| dc.description.abstract | The objective of the thesis is to study displacement operations in offshore petroleum industry. Typically MEG or Methanol is circulated through parts of the subsea production systems to lower their hydrocarbon content. This is often done at the beginning of a prolonged production shut-in, to avoid formation of hydrates or to minimize the emissions of chemicals to the environment when a component is to be replaced.
Experimental and numerical analyses have been conducted on a previously built pipe system formed like a U-shaped jumper. Through the project it has been investigated necessary displacing time required to achieve target hydrocarbon concentration in the domain, optimal displacement rate for efficiently removal of hydrocarbons, and how these variables depend on different fluids and their properties. The investigation was performed through measuring the volume fraction in the domain of the displacing fluid by draining the jumper, after the fluid had been flooding in the system for a certain time. The system was filled and displaced with both water and Exxsol D60. The experimental results have been used as validation for the accuracy of the models made in the transient multiphase flow commercial simulator LedaFlow®. A sensitivity analysis was performed, considering density, viscosity, interfacial tension, different fluids and geometry.

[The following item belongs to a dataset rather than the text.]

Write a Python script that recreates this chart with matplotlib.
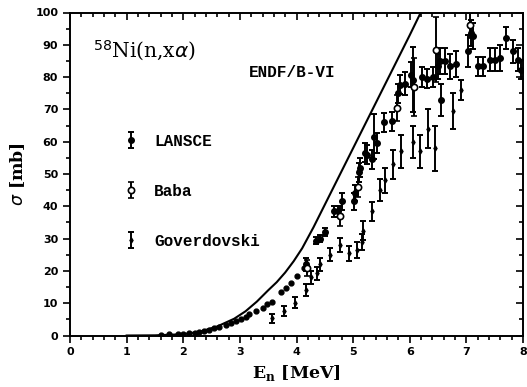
import numpy as np
import matplotlib
matplotlib.use('Agg')
import matplotlib.pyplot as plt
from matplotlib.ticker import MultipleLocator

# ENDF/B-VI evaluation
endf_e = [1.0, 1.5, 2.0, 2.3, 2.6, 2.9, 3.1, 3.3, 3.5, 3.65, 3.8, 3.95, 4.1, 4.3, 4.5, 4.6,
          5.0, 5.5, 6.0, 6.25]
endf_s = [0.0, 0.05, 0.4, 1.2, 2.8, 5.2, 7.5, 10.5, 14.0, 16.5, 19.5, 23.0, 27.0, 33.5, 40.5,
          44.0, 58.0, 75.5, 93.0, 102.0]

# LANSCE, low energy points (error bars smaller than the dots)
lansce_dot_e = [1.60, 1.75, 1.90, 2.00, 2.10, 2.20, 2.28, 2.37, 2.46, 2.55, 2.64, 2.75, 2.84,
                2.93, 3.02, 3.10, 3.16, 3.28, 3.40, 3.48, 3.57, 3.72, 3.81, 3.90, 4.01, 4.13]
lansce_dot_s = [0.3, 0.4, 0.5, 0.6, 0.7, 0.9, 1.1, 1.4, 1.8, 2.2, 2.6, 3.2, 3.9,
                4.6, 5.2, 5.8, 6.6, 7.6, 8.6, 9.6, 10.3, 13.5, 14.8, 16.2, 18.5, 21.0]

# LANSCE, with error bars
lansce_e = [4.16, 4.34, 4.42, 4.51, 4.66, 4.74, 4.80, 5.01, 5.04, 5.10, 5.13, 5.21, 5.24, 5.33,
            5.36, 5.42, 5.54, 5.68, 5.80, 5.83, 5.92, 6.03, 6.06, 6.21, 6.30, 6.41, 6.50, 6.53,
            6.55, 6.62, 6.71, 6.82, 7.03, 7.09, 7.12, 7.21, 7.29, 7.41, 7.50, 7.59, 7.70, 7.82,
            7.91, 7.97]
lansce_s = [22.0, 29.4, 30.0, 32.0, 38.4, 38.4, 41.5, 41.5, 44.0, 50.5, 52.0, 56.6, 56.0, 54.5,
            61.5, 59.6, 66.0, 66.3, 75.0, 77.7, 78.0, 80.8, 79.2, 80.0, 79.5, 80.0, 83.3, 84.9,
            73.0, 84.9, 83.3, 84.0, 88.0, 93.7, 92.6, 83.3, 83.3, 85.4, 85.4, 86.0, 92.1, 88.0,
            85.4, 82.3]
lansce_err = [2.0, 1.2, 1.2, 1.3, 1.8, 1.8, 2.5, 2.5, 2.5, 3.0, 3.0, 3.0, 3.0, 3.0,
              7.0, 3.0, 3.0, 3.0, 3.0, 3.0, 3.5, 4.0, 10.0, 3.0, 3.0, 3.0, 4.0, 4.0,
              5.0, 4.0, 4.0, 4.0, 5.0, 4.0, 4.0, 3.0, 3.0, 3.5, 3.5, 4.0, 3.5, 3.5,
              3.5, 3.0]

# Baba
baba_e = [4.19, 4.77, 5.08, 5.77, 6.08, 6.47, 7.06]
baba_s = [21.0, 37.0, 46.0, 70.5, 77.0, 88.5, 96.0]
baba_err = [2.5, 3.0, 3.0, 4.0, 9.0, 10.0, 4.0]

# Goverdovski
gov_e = [3.57, 3.78, 3.98, 4.16, 4.25, 4.37, 4.42, 4.60, 4.77, 4.92, 5.07, 5.15, 5.18, 5.33,
         5.48, 5.57, 5.70, 5.85, 6.05, 6.18, 6.33, 6.45, 6.77, 6.91]
gov_s = [5.3, 7.6, 10.2, 14.0, 18.0, 19.3, 22.0, 25.0, 28.0, 25.5, 26.5, 29.0, 32.5, 38.4,
         45.0, 48.0, 53.0, 57.0, 60.0, 57.0, 64.0, 58.0, 69.5, 76.0]
gov_err = [1.5, 1.5, 1.8, 1.8, 2.0, 2.0, 2.0, 2.0, 2.3, 2.3, 2.5, 2.5, 2.8, 3.0,
           3.5, 4.0, 4.5, 5.0, 5.0, 5.0, 6.0, 7.0, 5.5, 3.0]

fig = plt.figure(figsize=(5.27, 3.87), dpi=100)
ax = fig.add_axes([70 / 527, 51.5 / 387, 453 / 527, 323 / 387])

ax.plot(endf_e, endf_s, color='black', lw=1.5)
ax.plot(lansce_dot_e, lansce_dot_s, 'o', color='black', ms=3.5)

eb_kw = dict(color='black', ecolor='black', elinewidth=1.4, capsize=2.5, capthick=1.4, ls='none')
h_lansce = ax.errorbar(lansce_e, lansce_s, yerr=lansce_err, fmt='o', ms=4, **eb_kw)
h_baba = ax.errorbar(baba_e, baba_s, yerr=baba_err, fmt='o', ms=4.5, mfc='white', mew=1.2, **eb_kw)
h_gov = ax.errorbar(gov_e, gov_s, yerr=gov_err, fmt='d', ms=2.5, **eb_kw)

ax.set_xlim(0, 8)
ax.set_ylim(0, 100)
ax.xaxis.set_major_locator(MultipleLocator(1))
ax.xaxis.set_minor_locator(MultipleLocator(0.2))
ax.yaxis.set_major_locator(MultipleLocator(10))
ax.yaxis.set_minor_locator(MultipleLocator(5))
ax.tick_params(which='both', top=True, right=True, direction='out', width=1.2, labelsize=8)
ax.tick_params(which='major', length=5)
ax.tick_params(which='minor', length=3)
for lab in ax.get_xticklabels() + ax.get_yticklabels():
    lab.set_fontweight('bold')
# top and right ticks point inward
for t in ax.xaxis.get_major_ticks() + ax.xaxis.get_minor_ticks():
    t.tick2line.set_marker(3)
for t in ax.yaxis.get_major_ticks() + ax.yaxis.get_minor_ticks():
    t.tick2line.set_marker(0)
for sp in ax.spines.values():
    sp.set_linewidth(1.4)

ax.set_xlabel(r'E$_\mathregular{n}$ [MeV]', family='DejaVu Serif', fontweight='bold',
              fontsize=12.5, labelpad=4)
ax.set_ylabel(r'$\sigma$ [mb]', family='DejaVu Serif', fontweight='bold',
              fontsize=12.5, labelpad=6)

ax.text(0.05, 0.88, r'$^{58}$Ni(n,x$\alpha$)', transform=ax.transAxes,
        family='DejaVu Serif', fontsize=14.5, va='center')
ax.text(0.395, 0.815, 'ENDF/B-VI', transform=ax.transAxes,
        family='Liberation Mono', fontweight='bold', fontsize=11.5, va='center')

ax.legend([h_lansce, h_baba, h_gov], ['LANSCE', 'Baba', 'Goverdovski'],
          loc='upper left', bbox_to_anchor=(0.105, 0.645), frameon=False,
          prop={'family': 'Liberation Mono', 'weight': 'bold', 'size': 11.5},
          handlelength=0.9, handletextpad=1.0, labelspacing=2.2, borderaxespad=0)

plt.savefig('out.png', dpi=100)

The experimental results showed small changes in the amounts displaced between 2 and 3 volumes. For the displacement to be considered successful, a criterion of a volume fraction for the displacing fluid higher than 95 % was set. For oil displacing water, a flow rate of 28.16 m3/h was required. For water displacing oil, 20.77 m3/h was sufficient. LedaFlow predicted the volume fractions well, deviating from the experimental points with an average of 5.5 % for oil displacing water and 5.7 % for water displacing oil. The sensitivity analysis showed significant changes in the displaced amounts, when changing the density of the displaced fluid. For a density a bit higher than the displacing fluid, the amount was decreasing exponentially as the density increased. Changes in viscosities for both the displacing fluid and the fluid to be displaced had little effect, unless the viscosity of the displacing fluid was highly increased. It was observed a linear relationship between changes in interfacial tension and obtained volume fraction. Simulations with methanol displacing oil predicted higher amounts displaced than when oil displaced water. With gas included as a fluid to be displaced in the system, the displaced amounts were reduced. With a dead-leg included in the geometry, it showed no visible effects in the simulation.
Experimental data and observations have been obtained. The results of the numerical models in LedaFlow are in good agreement with the experimental data. | |